Wow. Geschafft. Am Anfang der Reise wäre das nicht möglich gewesen! Trotz halb müder Beine heute früh ging es. Zwar mit Fluchen und Grollen und Kämpfen, aber ich hab es geschafft. Yeah! Der Rest der Reise ist Kür.
Die Landschaft ist einmalig. Wir fahren auf Höhe von Gletschern, Blick auf Jøtunheimen, welches herrlich schroffe Gipfel zeigt, durchsetzt mit viel Weiß. Das Wetter ist traumhaft. Als wir 2010 hier mit dem Auto entlang gefahren sind, hat es geregnet, und wir haben nur geglaubt, dass es hier hübsch sein muss. Aber wir hatten keine Ahnung! Oh wow. Ob ich gleich hier Zelten sollte?
Aber irgendwie zieht es mich zur Krossbu. Das ist eine Hütte des DNT, Den Norsk Turistforeningen, vergleichbar mit dem Alpenverein. Von den 500 Hütten sind die wenigsten bewirtschaftet, die meisten bevorratet. Diese hier ist bewirtschaftet und man kann daneben Zelten und für ein kleines Entgelt von 100 NOK, also rund 10 €, Dusche und Bad mitbenutzen. Ja, wieder nicht wild zelten, aber so gut wie. Also fast. Sozusagen beinahe.

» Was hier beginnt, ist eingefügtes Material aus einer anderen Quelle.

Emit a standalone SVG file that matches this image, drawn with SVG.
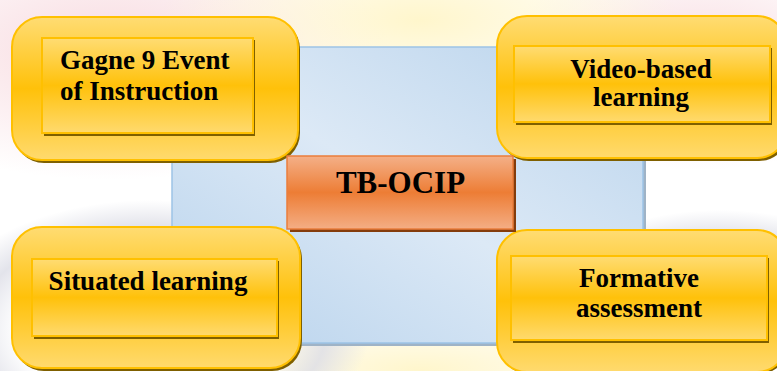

Tatsächlich könnte ich morgen hier wandern gehen. Der Weg auf den Smørdtabbtindan ist 6,5km einfach, aber mit 1000hm. Werde morgen früh meine Beine fragen, was die von der Idee halten. Wäre schon ne Gelegenheit, die so schnell nicht wieder kommt, vor allem mit dem guten Wetter. Ich spaziere spaßeshalber mal etwas bergan, aber bereits nach ein paar Minuten merke ich, dass zumindest die Spaghetti in die Beine eingelagert werden müssen. Ich schlaf mal drüber. Zur Not langsam, und zur allergrößten Not bleibe ich noch ne Nacht hier. War ja erst die halbe Packung Nudeln, und in der Hütte gibt es auch immer Mampf.